The movie version of this novel came out when I was a kid and for whatever reason we watched it as a family when it was on tape. I am not saying my dad is the same as the dad in this book (played by Harrison Ford in the movie, and by Justin Theroux, nephew of the author Paul Theroux, in an upcoming series), but they have some similarities. The dad here is officious, and maybe brilliant, clearly intelligent, seemingly a dry-drunk, paranoid, racist, some kind prepper and man-of-adventure, and unfortunately for all of them, he happens to have four children. The oldest child is our narrator for this novel (and I honestly don’t recall enough of the movie to weigh in) but this novel needs a first person narrator. The plot itself is already too similar to Saul Bellow’s Henderson the Rain King to allow for the dad to be our narrator, and too similar to other novels and films to stand outside. We need to know what someone both in sheer terror and complete thrall of this dad feels about the story for us to really proceed.
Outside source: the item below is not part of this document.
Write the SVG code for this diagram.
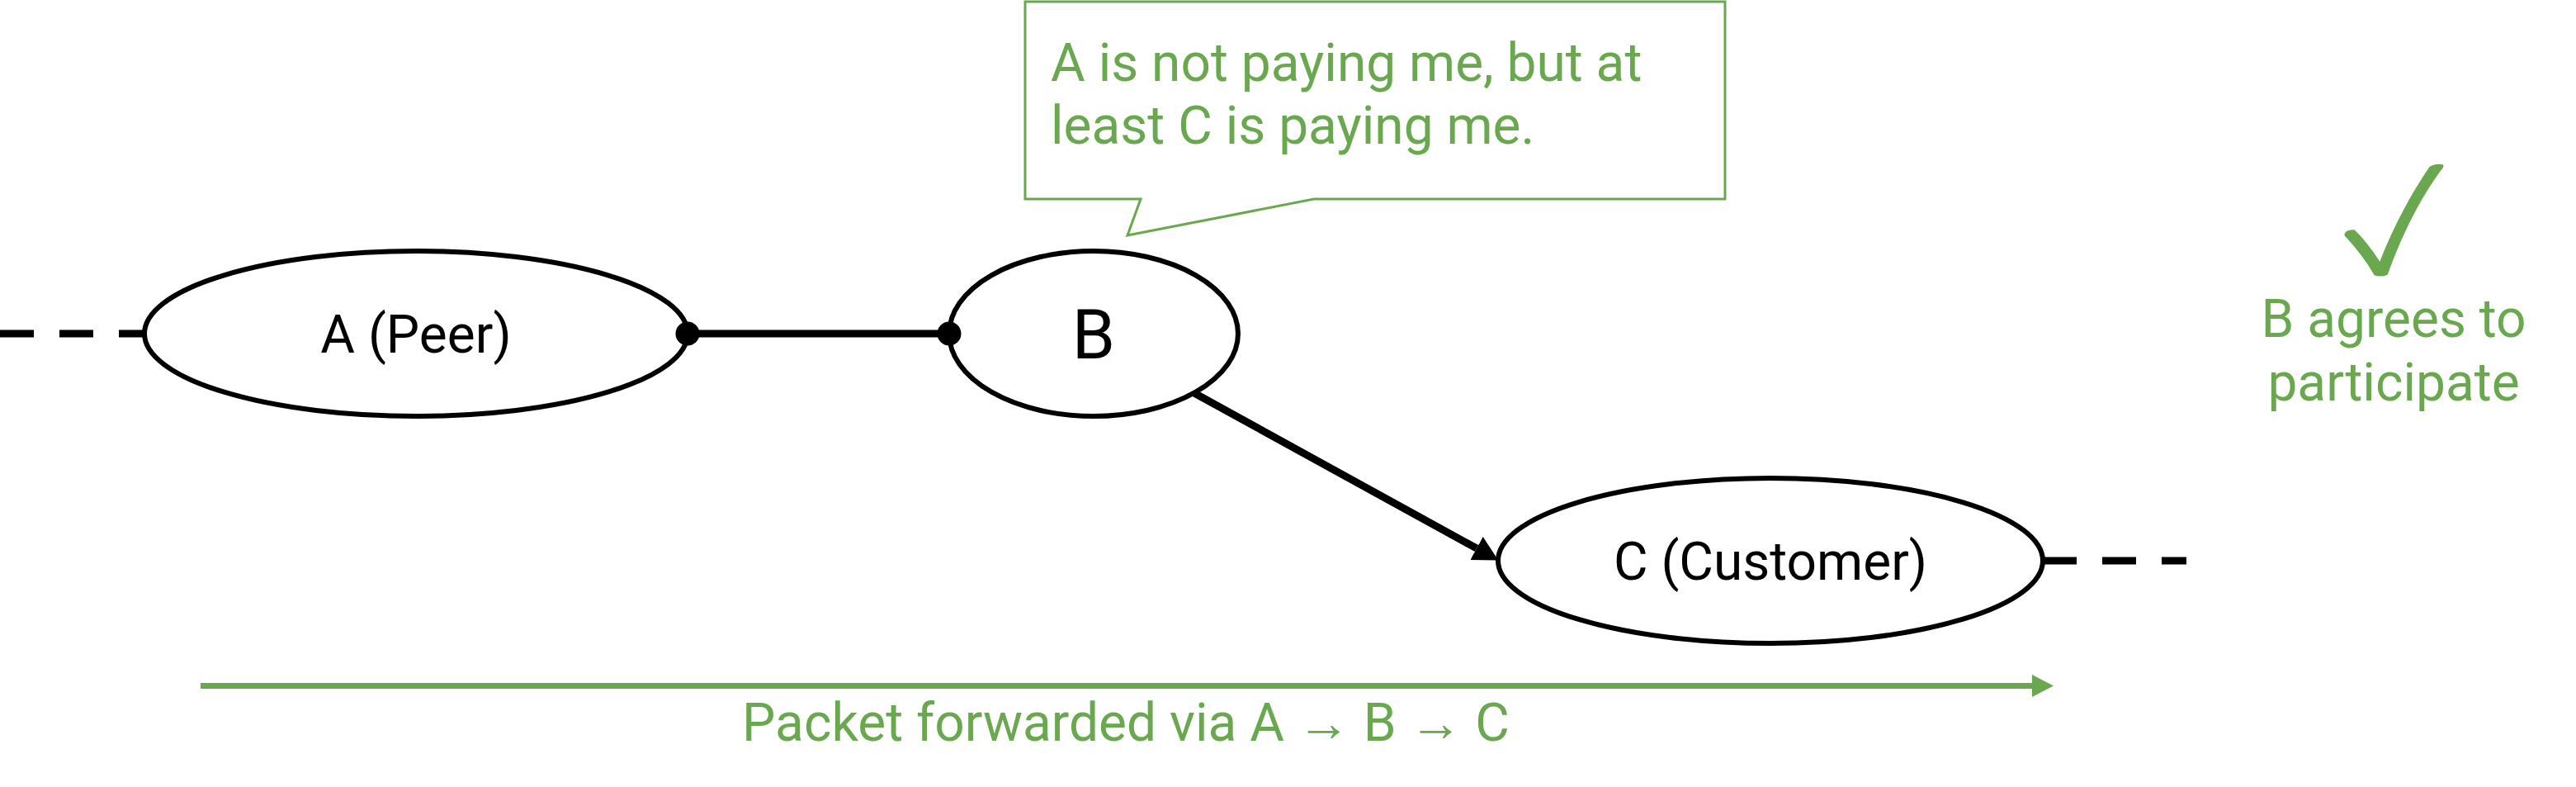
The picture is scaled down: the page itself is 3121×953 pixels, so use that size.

We have a dad, a very American dad, and he and his family are living out in the middle of nowhere along the Connecticut River valley near the border of Massachusetts border. He has strong beliefs in self-determination (although he supports the president), being self-made, not being a clear part of society, and not being observed. He’s monomaniacal toward a specific vision of leaving it all behind to start anew somewhere. He sees humanity’s biggest curse as the 20th century, which has stripped down existence into artificial chunks. He abhors electricity and computers, even if he feels he understands them. And what does he have to offer up? A kerosene-fueled ice making machine.
So he and the family trek off to Honduras, by boat, in order to live amongst a small town up river and build a giant ice-making plant to deliver ice to other villages. The scattered vision of this man would be bad enough for the villagers there, but he also has his family in tow, and he hates the uncomfortable comparison he finds (holding up a mirror, so to speak) of an American missionary family whose paths he seems to cross numerous times. You might guess that his plan has unforeseen (by him) complications.
This is one of the most American characters I’ve read in a long time, and I still can’t believe my family wanted to see this movie, and how uncomfortable that might have been had I understood it at the time.